======== Listed records

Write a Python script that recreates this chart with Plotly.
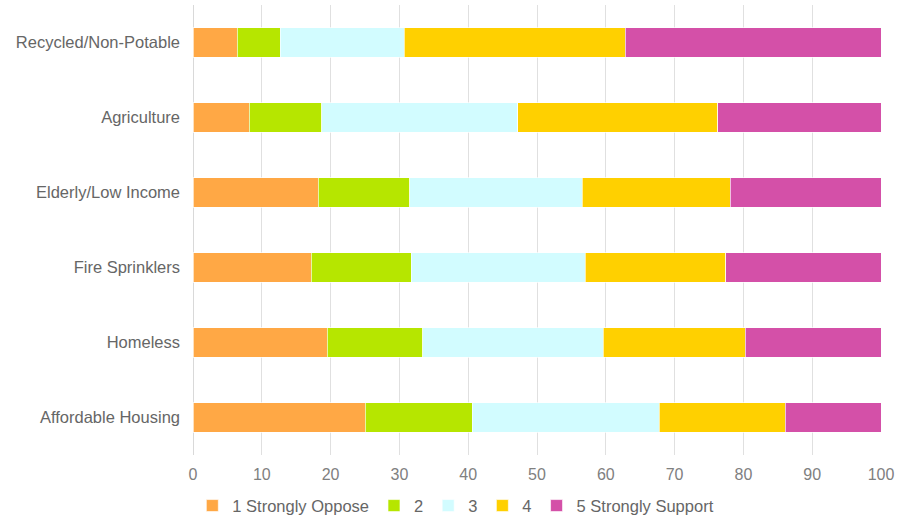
import plotly.graph_objects as go

categories = ["Recycled/Non-Potable", "Agriculture", "Elderly/Low Income",
              "Fire Sprinklers", "Homeless", "Affordable Housing"]
series_names = ["1 Strongly Oppose", "2", "3", "4", "5 Strongly Support"]
s1 = [6.4, 8.2, 18.2, 17.2, 19.5, 25.0]
s2 = [6.3, 10.5, 13.3, 14.5, 13.9, 15.6]
s3 = [18.0, 28.5, 25.1, 25.3, 26.2, 27.2]
s4 = [32.1, 29.1, 21.5, 20.4, 20.7, 18.3]
s5 = [37.2, 23.7, 21.9, 22.6, 19.7, 13.9]
colors = ["#FFA845", "#B6E600", "#D2FCFF", "#FFD000", "#D450A8"]

fig = go.Figure()
for name, vals, col in zip(series_names, [s1, s2, s3, s4, s5], colors):
    fig.add_trace(go.Bar(
        y=categories, x=vals, name=name, orientation="h",
        marker=dict(color=col, line=dict(color="rgba(255,255,255,0.8)", width=0.8)),
    ))

fig.update_layout(
    barmode="stack",
    bargap=0.61,
    width=900, height=521,
    margin=dict(l=193, r=19, t=5, b=66, autoexpand=False),
    plot_bgcolor="white", paper_bgcolor="white",
    font=dict(family="Liberation Sans, Arial, sans-serif", size=16.5, color="#7f7f7f"),
    legend=dict(orientation="h", x=0.382, xanchor="center", y=-0.113, yanchor="middle",
                font=dict(size=16.5, color="#666666"), traceorder="normal",
                itemwidth=30, tracegroupgap=0),
    showlegend=True,
)
fig.update_xaxes(range=[0, 100], dtick=10, tick0=0, showgrid=True, gridcolor="#E0E0E0",
                 gridwidth=1, zeroline=True, zerolinecolor="#D9D9D9", zerolinewidth=1,
                 tickfont=dict(size=16, color="#808080"), ticks="", showline=False,
                 ticklabelstandoff=8)
fig.update_yaxes(autorange="reversed", showgrid=False, ticks="",
                 tickfont=dict(size=16.5, color="#666666"), ticklabelstandoff=12)

fig.write_html("out.html")
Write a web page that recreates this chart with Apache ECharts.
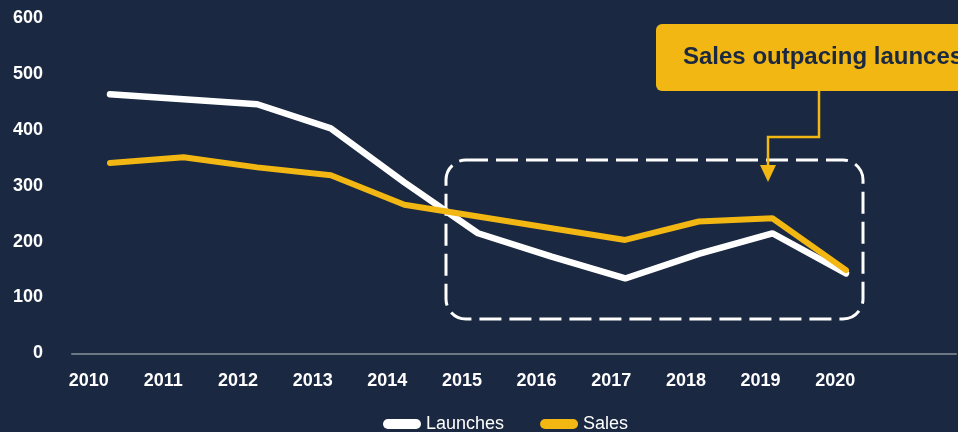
<!DOCTYPE html>
<html>
<head>
<meta charset="utf-8">
<script src="https://cdn.jsdelivr.net/npm/echarts@6/dist/echarts.min.js"></script>
<style>
  html, body { margin: 0; padding: 0; background: #1a2841; }
  #chart { width: 958px; height: 432px; }
</style>
</head>
<body>
<div id="chart"></div>
<script>
// Yearly figures
const years = [2010, 2011, 2012, 2013, 2014, 2015, 2016, 2017, 2018, 2019, 2020];
const launches = [464, 455, 446, 403, 306, 215, 173, 134, 178, 215, 143];
const sales = [341, 351, 333, 319, 266, 245, 224, 203, 236, 242, 149];
const yTicks = [0, 100, 200, 300, 400, 500, 600];
const calloutText = 'Sales outpacing launces';

const NAVY = '#1a2841';
const GOLD = '#f2b712';
const FONT = '"Liberation Sans", Arial, sans-serif';

const chart = echarts.init(document.getElementById('chart'), null, { renderer: 'canvas' });

const pill = 'path://M5,0 L33,0 A5,5 0 0 1 33,10 L5,10 A5,5 0 0 1 5,0 Z';

chart.setOption({
  backgroundColor: NAVY,
  animation: false,
  grid: { left: 72, right: 2, top: 18.3, bottom: 78.7 },
  xAxis: [
    {
      // data axis: carries the lines and the baseline
      type: 'value',
      min: 2009.4837,
      max: 2021.4946,
      axisLine: { show: true, lineStyle: { color: '#6c7784', width: 2 } },
      axisTick: { show: false },
      axisLabel: { show: false },
      splitLine: { show: false }
    },
    {
      // year labels
      type: 'value',
      position: 'bottom',
      min: 2009.7763,
      max: 2021.6182,
      axisLine: { show: false },
      axisTick: { show: false },
      splitLine: { show: false },
      axisLabel: {
        customValues: years,
        formatter: v => String(v),
        color: '#ffffff',
        fontFamily: FONT,
        fontWeight: 'bold',
        fontSize: 18,
        margin: 19
      }
    }
  ],
  yAxis: {
    type: 'value',
    min: yTicks[0],
    max: yTicks[yTicks.length - 1],
    interval: 100,
    axisLine: { show: false },
    axisTick: { show: false },
    splitLine: { show: false },
    axisLabel: {
      color: '#ffffff',
      fontFamily: FONT,
      fontWeight: 'bold',
      fontSize: 18,
      margin: 29
    }
  },
  legend: {
    left: 378,
    top: 410,
    itemWidth: 38,
    itemHeight: 10,
    itemGap: 36,
    textStyle: { color: '#ffffff', fontFamily: FONT, fontSize: 18 },
    data: [
      { name: 'Launches', icon: pill },
      { name: 'Sales', icon: pill }
    ]
  },
  series: [
    {
      name: 'Launches',
      type: 'line',
      xAxisIndex: 0,
      symbol: 'none',
      color: '#ffffff',
      lineStyle: { color: '#ffffff', width: 6.5, cap: 'round' },
      data: years.map((y, i) => [y, launches[i]]),
      z: 3
    },
    {
      name: 'Sales',
      type: 'line',
      xAxisIndex: 0,
      symbol: 'none',
      color: GOLD,
      lineStyle: { color: GOLD, width: 6, cap: 'round' },
      data: years.map((y, i) => [y, sales[i]]),
      z: 4
    }
  ],
  graphic: [
    {
      // dashed highlight around 2015-2020
      type: 'rect',
      z: 1,
      shape: { x: 446, y: 160, width: 417, height: 159, r: 20 },
      style: { fill: 'none', stroke: '#ffffff', lineWidth: 3, lineDash: [22, 8] }
    },
    {
      type: 'rect',
      z: 5,
      shape: { x: 656, y: 24, width: 330, height: 67, r: 6 },
      style: { fill: GOLD }
    },
    {
      type: 'text',
      z: 6,
      x: 683,
      y: 57,
      style: {
        text: calloutText,
        font: 'bold 24px ' + FONT,
        fill: NAVY,
        verticalAlign: 'middle'
      }
    },
    {
      type: 'polyline',
      z: 5,
      shape: { points: [[819, 91], [819, 137], [768, 137], [768, 167]] },
      style: { stroke: GOLD, lineWidth: 2.5, fill: 'none' }
    },
    {
      type: 'polygon',
      z: 5,
      shape: { points: [[760, 165], [776, 165], [768, 182]] },
      style: { fill: GOLD }
    }
  ]
});
</script>
</body>
</html>
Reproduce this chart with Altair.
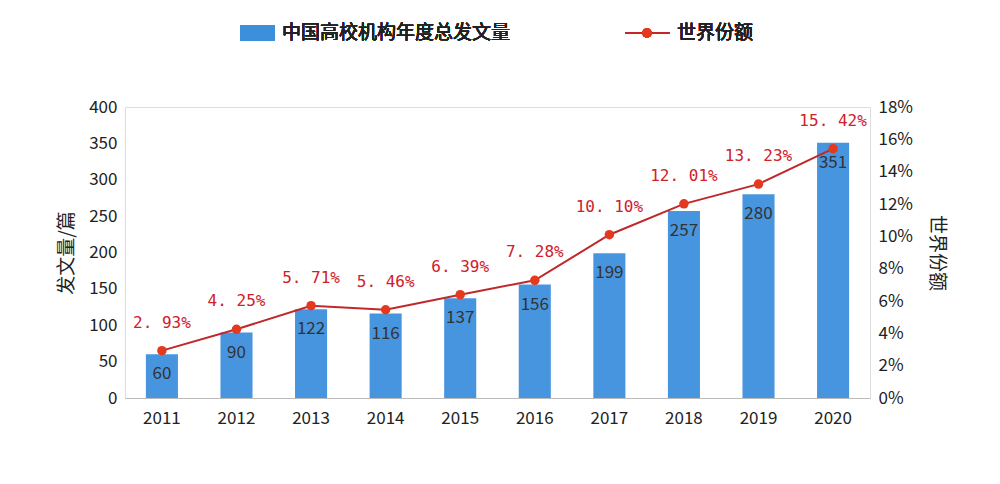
import altair as alt
import pandas as pd

years = ["2011", "2012", "2013", "2014", "2015", "2016", "2017", "2018", "2019", "2020"]
papers = [60, 90, 122, 116, 137, 156, 199, 257, 280, 351]
shares = [2.93, 4.25, 5.71, 5.46, 6.39, 7.28, 10.10, 12.01, 13.23, 15.42]

df = pd.DataFrame({"year": years, "papers": papers, "share": shares})
df["share_label"] = [f"{s:.2f}%".replace(".", ". ") for s in shares]

font = "Noto Sans CJK SC"
x = alt.X("year:O", title=None,
          scale=alt.Scale(paddingInner=0.57, paddingOuter=0.28),
          axis=alt.Axis(labelAngle=0, labelFontSize=17, labelColor="#222", labelFont=font,
                        domainColor="#bbb", ticks=False, labelPadding=12))

yl = alt.Y("papers:Q", title="发文量/篇", scale=alt.Scale(domain=[0, 400]),
           axis=alt.Axis(values=list(range(0, 401, 50)), grid=False, domain=False, ticks=False,
                         labelFontSize=17, labelColor="#222", labelFont=font,
                         titleFontSize=19, titleFont=font, titleFontWeight="normal",
                         titleColor="#222", titlePadding=12, labelPadding=8))
yr = alt.Y("share:Q", title="世界份额", scale=alt.Scale(domain=[0, 18]),
           axis=alt.Axis(orient="right", values=list(range(0, 19, 2)), grid=False, domain=False,
                         ticks=False, labelExpr="datum.value + '%'",
                         labelFontSize=17, labelColor="#222", labelFont=font,
                         titleFontSize=19, titleFont=font, titleFontWeight="normal",
                         titleColor="#222", titlePadding=14, labelPadding=8))

base = alt.Chart(df)

bars = base.mark_bar(color="#3d8fdc", opacity=0.95).encode(x=x, y=yl)
bar_text = base.mark_text(dy=20, fontSize=17, color="#333", font=font).encode(
    x=x, y=yl, text="papers:Q")
left = alt.layer(bars, bar_text)

line = base.mark_line(color="#c0282a", strokeWidth=2).encode(x=x, y=yr)
pts = base.mark_point(filled=True, size=90, color="#e5391f", opacity=1).encode(x=x, y=yr)
pct = base.mark_text(dy=-28, fontSize=16, color="#d0202a", font="DejaVu Sans Mono").encode(
    x=x, y=yr, text="share_label:N")

# legend
leg_bar = base.mark_rect(color="#3d8fdc").encode(
    x=alt.value(115), x2=alt.value(150), y=alt.value(-82), y2=alt.value(-66))
leg_bar_t = base.mark_text(align="left", fontSize=19, font=font, color="#222").encode(
    x=alt.value(157), y=alt.value(-74), text=alt.value("中国高校机构年度总发文量"))
leg_line = base.mark_rule(color="#c0282a", strokeWidth=2).encode(
    x=alt.value(500), x2=alt.value(545), y=alt.value(-74))
leg_pt = base.mark_point(filled=True, size=90, color="#e5391f", opacity=1).encode(
    x=alt.value(522), y=alt.value(-74))
leg_line_t = base.mark_text(align="left", fontSize=19, font=font, color="#222").encode(
    x=alt.value(552), y=alt.value(-74), text=alt.value("世界份额"))

right = alt.layer(line, pts, pct, leg_bar, leg_bar_t, leg_line, leg_pt, leg_line_t)

chart = alt.layer(left, right).resolve_scale(y="independent").properties(
    width=745, height=291,
    autosize=alt.AutoSizeParams(type="none"),
    padding={"left": 117, "top": 99, "right": 122, "bottom": 78},
).configure_view(strokeWidth=0).configure(background="white")

chart.save("out.html", embed_options={"renderer": "svg", "actions": False})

================

> Task to carry out
Exactly as they appear, print the lines of the listing above from its first line through the line that contains "import plotly.graph_objects as go", minus the pictures.

> Correct answer
Write a Python script that recreates this chart with Plotly.
import plotly.graph_objects as go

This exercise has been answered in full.